Thursday, March 10, 2011

March 10, 2009: The Netherlands?

SAN JUAN, Puerto Rico - The ball deflected off the first baseman's glove and trickled into right field. The first base coach started jumping up and down, almost in disbelief. The winning run scored and the players in white scampered out of the dugout. Meanwhile, the team in red stood and stared in shock, unable to believe that they had lost to these guys again.

The matchup between the Dominican Republic and the Netherlands in the 2009 World Baseball Classic was supposed to be a huge mismatch. The Dominicans played for what was often called the Republic of Baseball, and with a roster made up almost entirely of Major League players, they were among the favorites to win the whole tournament. Meanwhile, the Netherlands featured players who had to take vacation time from work in order to play in the WBC. The best players on the team were the ones that were recruited from the Netherlands' Caribbean territories, but only one player on the roster had Major League experience.

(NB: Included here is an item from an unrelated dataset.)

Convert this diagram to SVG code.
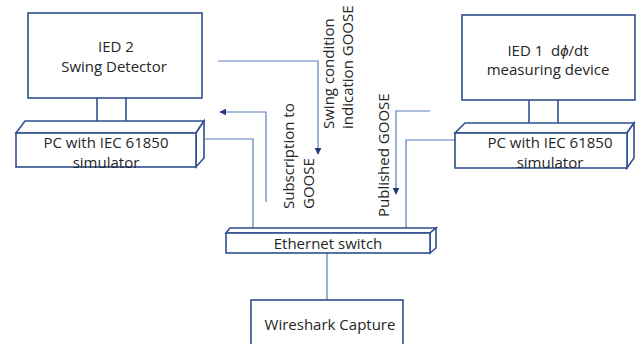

And yet, the Netherlands had shocked the Dominicans in the tournament's first game, scoring three unearned runs in the first before hanging on for a 3-2 victory. Four days later, the two met again in an elimination game that the Dominicans were expected to win easily.

In the rematch, the Dominicans' strong pitchers stole the show, with starter Ubaldo Jiminez striking out 10 in his four innings of work and the rest of the staff holding the Netherlands to just two hits in nine innings. But the unsung and unknown pitchers for the Netherlands were holding their own, too, shockingly holding the Dominicans scoreless through nine innings.

The tenth was scoreless, as well, before the Dominicans finally broke through in the 11th. With two outs, Netherlands outfielder Eugene Kingsale misplayed a line drive, turning the third out into a triple that gave the Dominicans a 1-0 lead. From there, the Dominicans only had to get three more outs. No problem, right?

Not quite. Pinch-hitter Sidney De Jong opened the 11th with a double, becoming only the second Netherlands player to reach second base all game. Next up was Kingsdale, given a shot at redemption, and he took advantage, singling to right to tie the score. From there, the Dominicans unraveled. An error on a pickoff attempt sent Kingsdale to third. Then Yurendell DeCaster hit a liner to first the bounced off Willy Aybar's glove and into right field, giving the Netherlands a shocking victory.

The Dominicans were stunned. Several players admitted that they were glad they didn't have to go back home any time soon and face their families. Meanwhile, the Netherlands advanced to the next round. Because of their advancement, at least one player had to call into work to request additional time off. Needless to say, it was granted. Giant killers tend to get advantages like that.